[START Recorded information]

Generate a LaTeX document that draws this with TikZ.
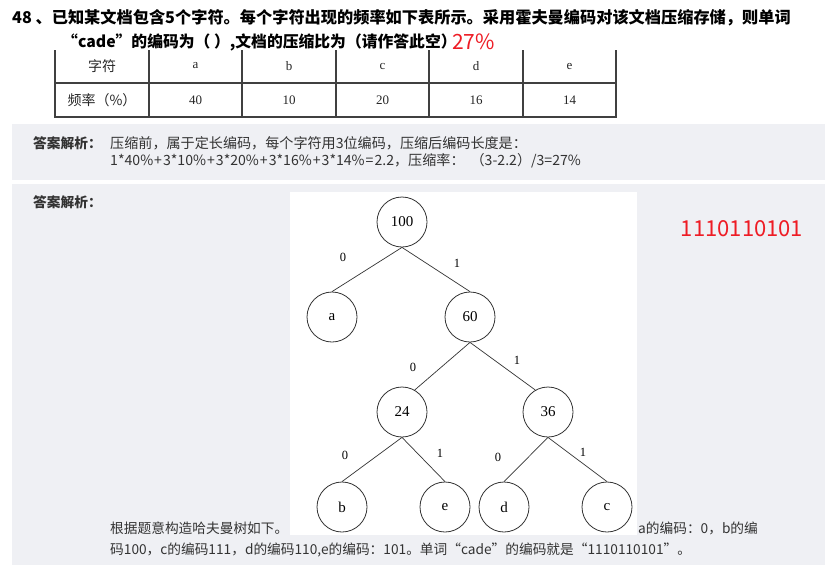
\documentclass[tikz,border=0pt]{standalone}
\usepackage{fontspec}
\newfontfamily\cjk{Noto Sans CJK SC}
\newfontfamily\tsong{Noto Sans CJK SC}
\newfontfamily\seriffont{Liberation Serif}
\definecolor{panel}{HTML}{EFF0F4}
\definecolor{ansred}{HTML}{EE1C25}
\definecolor{txt}{HTML}{333333}
\begin{document}
\begin{tikzpicture}[x=1pt,y=-1pt,
  tx/.style={inner sep=0pt, anchor=west, text=txt, font=\cjk\fontsize{13.7}{16}\selectfont},
  tt/.style={inner sep=0pt, anchor=west, text=black, font=\cjk\bfseries\fontsize{16.2}{19}\selectfont},
  tcell/.style={inner sep=0pt, text=black!85, font=\seriffont\fontsize{13}{15}\selectfont},
  tnode/.style={circle, draw=black!80, line width=0.8pt, minimum size=50pt, inner sep=0pt, font=\seriffont\fontsize{15}{17}\selectfont},
  tedge/.style={draw=black!80, line width=0.7pt},
  elab/.style={inner sep=0pt, font=\seriffont\fontsize{12.5}{14}\selectfont},
  tline/.style={draw=black!75, line width=1.6pt}]
\useasboundingbox (0,0) rectangle (840,576);
\fill[white] (0,0) rectangle (840,576);
% panels
\fill[panel] (12,124) rectangle (825,180);
\fill[panel] (12,184) rectangle (825,565);
% title
\node[tt] (t1) at (12,18) {48 、已知某文档包含5个字符。每个字符出现的频率如下表所示。采用霍夫曼编码对该文档压缩存储，则单词};
\node[tt, font=\cjk\bfseries\fontsize{15.8}{19}\selectfont] (t2) at (62,42) {“cade”的编码为（ ）,文档的压缩比为（请作答此空）};
\node[inner sep=0pt, anchor=west, text=ansred, font=\cjk\fontsize{21}{24}\selectfont] (t3) at (452,42) {27\%};
% table
\foreach \x in {55,149,242,336,429,523,616} \draw[tline] (\x,50) -- (\x,117);
\draw[tline] (55,83) -- (616,83);
\draw[tline] (54.2,117) -- (616.8,117);
\node[tcell, font=\tsong\fontsize{14}{16}\selectfont] (h0) at (102,66) {字符};
\node[tcell] (h1) at (195.5,66) {a};
\node[tcell] (h2) at (289,66) {b};
\node[tcell] (h3) at (382.5,66) {c};
\node[tcell] (h4) at (476,66) {d};
\node[tcell] (h5) at (569.5,66) {e};
\node[tcell, font=\tsong\fontsize{14}{16}\selectfont] (r0) at (102,100) {频率（\%）};
\node[tcell] (r1) at (195.5,100) {40};
\node[tcell] (r2) at (289,100) {10};
\node[tcell] (r3) at (382.5,100) {20};
\node[tcell] (r4) at (476,100) {16};
\node[tcell] (r5) at (569.5,100) {14};
% panel 1
\node[tx, font=\cjk\bfseries\fontsize{13.7}{16}\selectfont] (p1) at (33,143) {答案解析：};
\node[tx, font=\cjk\fontsize{14.1}{16}\selectfont] (p1a) at (110,143) {压缩前，属于定长编码，每个字符用3位编码，压缩后编码长度是：};
\node[tx, font=\cjk\fontsize{14.1}{16}\selectfont] (p1b) at (110,161) {1*40\%\kern1pt+\kern1pt3*10\%\kern1pt+\kern1pt3*20\%\kern1pt+\kern1pt3*16\%\kern1pt+\kern1pt3*14\%\kern1pt=\kern1pt2.2，压缩率：\hspace{6pt}（3-2.2）/3=27\%};
% panel 2
\node[tx, font=\cjk\bfseries\fontsize{13.7}{16}\selectfont] (p2) at (33,202) {答案解析：};
\fill[white] (290,192) rectangle (637,535);
\node[inner sep=0pt, text=ansred, font=\cjk\fontsize{22}{25}\selectfont] (ans) at (742,229) {1110110101};
% tree
\node[tnode] (n100) at (402,222) {100};
\node[tnode] (na) at (332,317) {a};
\node[tnode] (n60) at (470,317) {60};
\node[tnode] (n24) at (402,412) {24};
\node[tnode] (n36) at (548,412) {36};
\node[tnode] (nb) at (342,507) {b};
\node[tnode] (ne) at (445,507) {e};
\node[tnode] (nd) at (504,507) {d};
\node[tnode] (nc) at (607,507) {c};
\draw[tedge] (n100.south) -- (na.north);
\draw[tedge] (n100.south) -- (n60.north);
\draw[tedge] (n60.south) -- (n24.60);
\draw[tedge] (n60.south) -- (n36.120);
\draw[tedge] (n24.south) -- (nb.north);
\draw[tedge] (n24.south) -- (ne.north);
\draw[tedge] (n36.south) -- (nd.north);
\draw[tedge] (n36.south) -- (nc.north);
\node[elab] (l1) at (343,257) {0};
\node[elab] (l2) at (457,263) {1};
\node[elab] (l3) at (413,367) {0};
\node[elab] (l4) at (517,360) {1};
\node[elab] (l5) at (345,455) {0};
\node[elab] (l6) at (440,453) {1};
\node[elab] (l7) at (498,457) {0};
\node[elab] (l8) at (583,452) {1};
% bottom text
\node[tx] (b1) at (110,528) {根据题意构造哈夫曼树如下。};
\node[tx] (b2) at (638,528) {a的编码：0，b的编};
\node[tx] (b3) at (110,550) {码100，c的编码111，d的编码110,e的编码：101。单词“cade”的编码就是“1110110101”。};
\end{tikzpicture}
\end{document}
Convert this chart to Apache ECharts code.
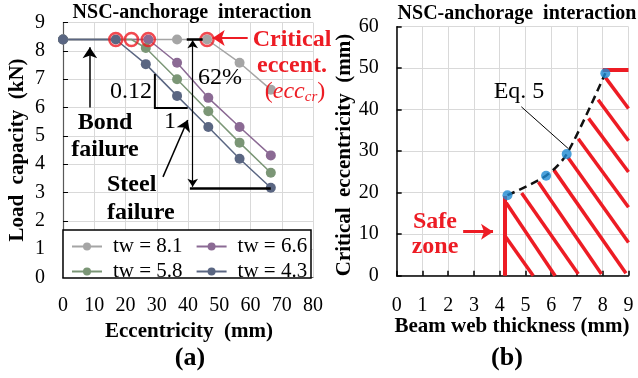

[END Recorded information]

Repeat the material verbatim. Do not carry over any picture.

* Reply to the task:
Generate a LaTeX document that draws this with TikZ.
\documentclass[tikz,border=0pt]{standalone}
\usepackage{fontspec}
\newfontfamily\cjk{Noto Sans CJK SC}
\newfontfamily\tsong{Noto Sans CJK SC}
\newfontfamily\seriffont{Liberation Serif}
\definecolor{panel}{HTML}{EFF0F4}
\definecolor{ansred}{HTML}{EE1C25}
\definecolor{txt}{HTML}{333333}
\begin{document}
\begin{tikzpicture}[x=1pt,y=-1pt,
  tx/.style={inner sep=0pt, anchor=west, text=txt, font=\cjk\fontsize{13.7}{16}\selectfont},
  tt/.style={inner sep=0pt, anchor=west, text=black, font=\cjk\bfseries\fontsize{16.2}{19}\selectfont},
  tcell/.style={inner sep=0pt, text=black!85, font=\seriffont\fontsize{13}{15}\selectfont},
  tnode/.style={circle, draw=black!80, line width=0.8pt, minimum size=50pt, inner sep=0pt, font=\seriffont\fontsize{15}{17}\selectfont},
  tedge/.style={draw=black!80, line width=0.7pt},
  elab/.style={inner sep=0pt, font=\seriffont\fontsize{12.5}{14}\selectfont},
  tline/.style={draw=black!75, line width=1.6pt}]
\useasboundingbox (0,0) rectangle (840,576);
\fill[white] (0,0) rectangle (840,576);
% panels
\fill[panel] (12,124) rectangle (825,180);
\fill[panel] (12,184) rectangle (825,565);
% title
\node[tt] (t1) at (12,18) {48 、已知某文档包含5个字符。每个字符出现的频率如下表所示。采用霍夫曼编码对该文档压缩存储，则单词};
\node[tt, font=\cjk\bfseries\fontsize{15.8}{19}\selectfont] (t2) at (62,42) {“cade”的编码为（ ）,文档的压缩比为（请作答此空）};
\node[inner sep=0pt, anchor=west, text=ansred, font=\cjk\fontsize{21}{24}\selectfont] (t3) at (452,42) {27\%};
% table
\foreach \x in {55,149,242,336,429,523,616} \draw[tline] (\x,50) -- (\x,117);
\draw[tline] (55,83) -- (616,83);
\draw[tline] (54.2,117) -- (616.8,117);
\node[tcell, font=\tsong\fontsize{14}{16}\selectfont] (h0) at (102,66) {字符};
\node[tcell] (h1) at (195.5,66) {a};
\node[tcell] (h2) at (289,66) {b};
\node[tcell] (h3) at (382.5,66) {c};
\node[tcell] (h4) at (476,66) {d};
\node[tcell] (h5) at (569.5,66) {e};
\node[tcell, font=\tsong\fontsize{14}{16}\selectfont] (r0) at (102,100) {频率（\%）};
\node[tcell] (r1) at (195.5,100) {40};
\node[tcell] (r2) at (289,100) {10};
\node[tcell] (r3) at (382.5,100) {20};
\node[tcell] (r4) at (476,100) {16};
\node[tcell] (r5) at (569.5,100) {14};
% panel 1
\node[tx, font=\cjk\bfseries\fontsize{13.7}{16}\selectfont] (p1) at (33,143) {答案解析：};
\node[tx, font=\cjk\fontsize{14.1}{16}\selectfont] (p1a) at (110,143) {压缩前，属于定长编码，每个字符用3位编码，压缩后编码长度是：};
\node[tx, font=\cjk\fontsize{14.1}{16}\selectfont] (p1b) at (110,161) {1*40\%\kern1pt+\kern1pt3*10\%\kern1pt+\kern1pt3*20\%\kern1pt+\kern1pt3*16\%\kern1pt+\kern1pt3*14\%\kern1pt=\kern1pt2.2，压缩率：\hspace{6pt}（3-2.2）/3=27\%};
% panel 2
\node[tx, font=\cjk\bfseries\fontsize{13.7}{16}\selectfont] (p2) at (33,202) {答案解析：};
\fill[white] (290,192) rectangle (637,535);
\node[inner sep=0pt, text=ansred, font=\cjk\fontsize{22}{25}\selectfont] (ans) at (742,229) {1110110101};
% tree
\node[tnode] (n100) at (402,222) {100};
\node[tnode] (na) at (332,317) {a};
\node[tnode] (n60) at (470,317) {60};
\node[tnode] (n24) at (402,412) {24};
\node[tnode] (n36) at (548,412) {36};
\node[tnode] (nb) at (342,507) {b};
\node[tnode] (ne) at (445,507) {e};
\node[tnode] (nd) at (504,507) {d};
\node[tnode] (nc) at (607,507) {c};
\draw[tedge] (n100.south) -- (na.north);
\draw[tedge] (n100.south) -- (n60.north);
\draw[tedge] (n60.south) -- (n24.60);
\draw[tedge] (n60.south) -- (n36.120);
\draw[tedge] (n24.south) -- (nb.north);
\draw[tedge] (n24.south) -- (ne.north);
\draw[tedge] (n36.south) -- (nd.north);
\draw[tedge] (n36.south) -- (nc.north);
\node[elab] (l1) at (343,257) {0};
\node[elab] (l2) at (457,263) {1};
\node[elab] (l3) at (413,367) {0};
\node[elab] (l4) at (517,360) {1};
\node[elab] (l5) at (345,455) {0};
\node[elab] (l6) at (440,453) {1};
\node[elab] (l7) at (498,457) {0};
\node[elab] (l8) at (583,452) {1};
% bottom text
\node[tx] (b1) at (110,528) {根据题意构造哈夫曼树如下。};
\node[tx] (b2) at (638,528) {a的编码：0，b的编};
\node[tx] (b3) at (110,550) {码100，c的编码111，d的编码110,e的编码：101。单词“cade”的编码就是“1110110101”。};
\end{tikzpicture}
\end{document}
Convert this chart to Apache ECharts code.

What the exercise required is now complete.